= REQUEST =
Below is a listing to transcribe in full and exactly; keep the pictures out.

┄┄┄┄┄┄┄┄┄┄

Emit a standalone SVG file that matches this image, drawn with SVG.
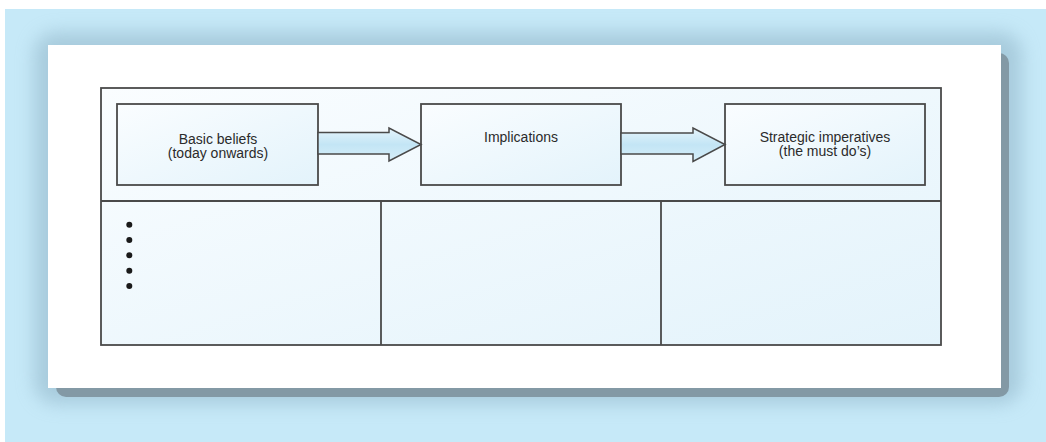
<svg xmlns="http://www.w3.org/2000/svg" width="1046" height="442" viewBox="0 0 1046 442">
<style>
.frame{stroke:#4a4a4a;stroke-width:1.8;fill:url(#cell)}
.box{stroke:#4a4a4a;stroke-width:1.8;fill:url(#cell)}
.line{stroke:#4a4a4a;stroke-width:1.8;fill:none}
.arrow{stroke:#4a4a4a;stroke-width:1.5;fill:url(#arr);stroke-linejoin:miter}
.t{font-family:"Liberation Sans",Arial,sans-serif;font-size:14px;fill:#2b2b2b;text-anchor:middle}
.dot{fill:#1a1a1a}
</style>
<defs>
<linearGradient id="cell" x1="0" y1="0" x2="1" y2="1">
<stop offset="0" stop-color="#fafdff"/>
<stop offset="1" stop-color="#e3f3fb"/>
</linearGradient>
<linearGradient id="arr" x1="0" y1="0" x2="0" y2="1">
<stop offset="0" stop-color="#e6f5fc"/>
<stop offset="0.5" stop-color="#c3e5f5"/>
<stop offset="1" stop-color="#d6eef9"/>
</linearGradient>
<filter id="halo" x="-10%" y="-20%" width="120%" height="140%">
<feGaussianBlur stdDeviation="9"/>
</filter>
</defs>
<rect x="5" y="9" width="1041" height="433" fill="#c6e9f8"/>
<rect x="34" y="32" width="988" height="372" rx="22" fill="#8fb3c6" opacity="0.55" filter="url(#halo)"/>
<rect x="56" y="53" width="953" height="344" rx="10" fill="#8399a5"/>
<rect x="48" y="45" width="953" height="343" fill="#ffffff"/>
<g id="table">
<rect class="frame" x="101" y="88" width="840" height="257"/>
<line class="line" x1="101" y1="201" x2="941" y2="201"/>
<line class="line" x1="381" y1="201" x2="381" y2="345"/>
<line class="line" x1="661" y1="201" x2="661" y2="345"/>
</g>
<g id="node-basic">
<rect class="box" x="117" y="104" width="201" height="81"/>
<text class="t" x="218" y="144">Basic beliefs</text>
<text class="t" x="218" y="158">(today onwards)</text>
</g>
<g id="node-implications">
<rect class="box" x="421" y="104" width="200" height="81"/>
<text class="t" x="521" y="142">Implications</text>
</g>
<g id="node-strategic">
<rect class="box" x="725" y="104" width="200" height="81"/>
<text class="t" x="825" y="142">Strategic imperatives</text>
<text class="t" x="825" y="156">(the must do’s)</text>
</g>
<g id="connectors">
<polygon class="arrow" points="318,132.5 389,132.5 389,128 421,144.5 389,161 389,154 318,154"/>
<polygon class="arrow" points="621,133 693,133 693,128 725,144.5 693,161.5 693,154 621,154"/>
</g>
<g id="bullets">
<circle class="dot" cx="129.3" cy="224.7" r="3"/>
<circle class="dot" cx="129.3" cy="240" r="3"/>
<circle class="dot" cx="129.3" cy="255.3" r="3"/>
<circle class="dot" cx="129.3" cy="270.7" r="3"/>
<circle class="dot" cx="129.3" cy="286" r="3"/>
</g>
</svg>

┄┄┄┄┄┄┄┄┄┄

= CORRECT ANSWER =
Emit a standalone SVG file that matches this image, drawn with SVG.
<svg xmlns="http://www.w3.org/2000/svg" width="1046" height="442" viewBox="0 0 1046 442">
<style>
.frame{stroke:#4a4a4a;stroke-width:1.8;fill:url(#cell)}
.box{stroke:#4a4a4a;stroke-width:1.8;fill:url(#cell)}
.line{stroke:#4a4a4a;stroke-width:1.8;fill:none}
.arrow{stroke:#4a4a4a;stroke-width:1.5;fill:url(#arr);stroke-linejoin:miter}
.t{font-family:"Liberation Sans",Arial,sans-serif;font-size:14px;fill:#2b2b2b;text-anchor:middle}
.dot{fill:#1a1a1a}
</style>
<defs>
<linearGradient id="cell" x1="0" y1="0" x2="1" y2="1">
<stop offset="0" stop-color="#fafdff"/>
<stop offset="1" stop-color="#e3f3fb"/>
</linearGradient>
<linearGradient id="arr" x1="0" y1="0" x2="0" y2="1">
<stop offset="0" stop-color="#e6f5fc"/>
<stop offset="0.5" stop-color="#c3e5f5"/>
<stop offset="1" stop-color="#d6eef9"/>
</linearGradient>
<filter id="halo" x="-10%" y="-20%" width="120%" height="140%">
<feGaussianBlur stdDeviation="9"/>
</filter>
</defs>
<rect x="5" y="9" width="1041" height="433" fill="#c6e9f8"/>
<rect x="34" y="32" width="988" height="372" rx="22" fill="#8fb3c6" opacity="0.55" filter="url(#halo)"/>
<rect x="56" y="53" width="953" height="344" rx="10" fill="#8399a5"/>
<rect x="48" y="45" width="953" height="343" fill="#ffffff"/>
<g id="table">
<rect class="frame" x="101" y="88" width="840" height="257"/>
<line class="line" x1="101" y1="201" x2="941" y2="201"/>
<line class="line" x1="381" y1="201" x2="381" y2="345"/>
<line class="line" x1="661" y1="201" x2="661" y2="345"/>
</g>
<g id="node-basic">
<rect class="box" x="117" y="104" width="201" height="81"/>
<text class="t" x="218" y="144">Basic beliefs</text>
<text class="t" x="218" y="158">(today onwards)</text>
</g>
<g id="node-implications">
<rect class="box" x="421" y="104" width="200" height="81"/>
<text class="t" x="521" y="142">Implications</text>
</g>
<g id="node-strategic">
<rect class="box" x="725" y="104" width="200" height="81"/>
<text class="t" x="825" y="142">Strategic imperatives</text>
<text class="t" x="825" y="156">(the must do’s)</text>
</g>
<g id="connectors">
<polygon class="arrow" points="318,132.5 389,132.5 389,128 421,144.5 389,161 389,154 318,154"/>
<polygon class="arrow" points="621,133 693,133 693,128 725,144.5 693,161.5 693,154 621,154"/>
</g>
<g id="bullets">
<circle class="dot" cx="129.3" cy="224.7" r="3"/>
<circle class="dot" cx="129.3" cy="240" r="3"/>
<circle class="dot" cx="129.3" cy="255.3" r="3"/>
<circle class="dot" cx="129.3" cy="270.7" r="3"/>
<circle class="dot" cx="129.3" cy="286" r="3"/>
</g>
</svg>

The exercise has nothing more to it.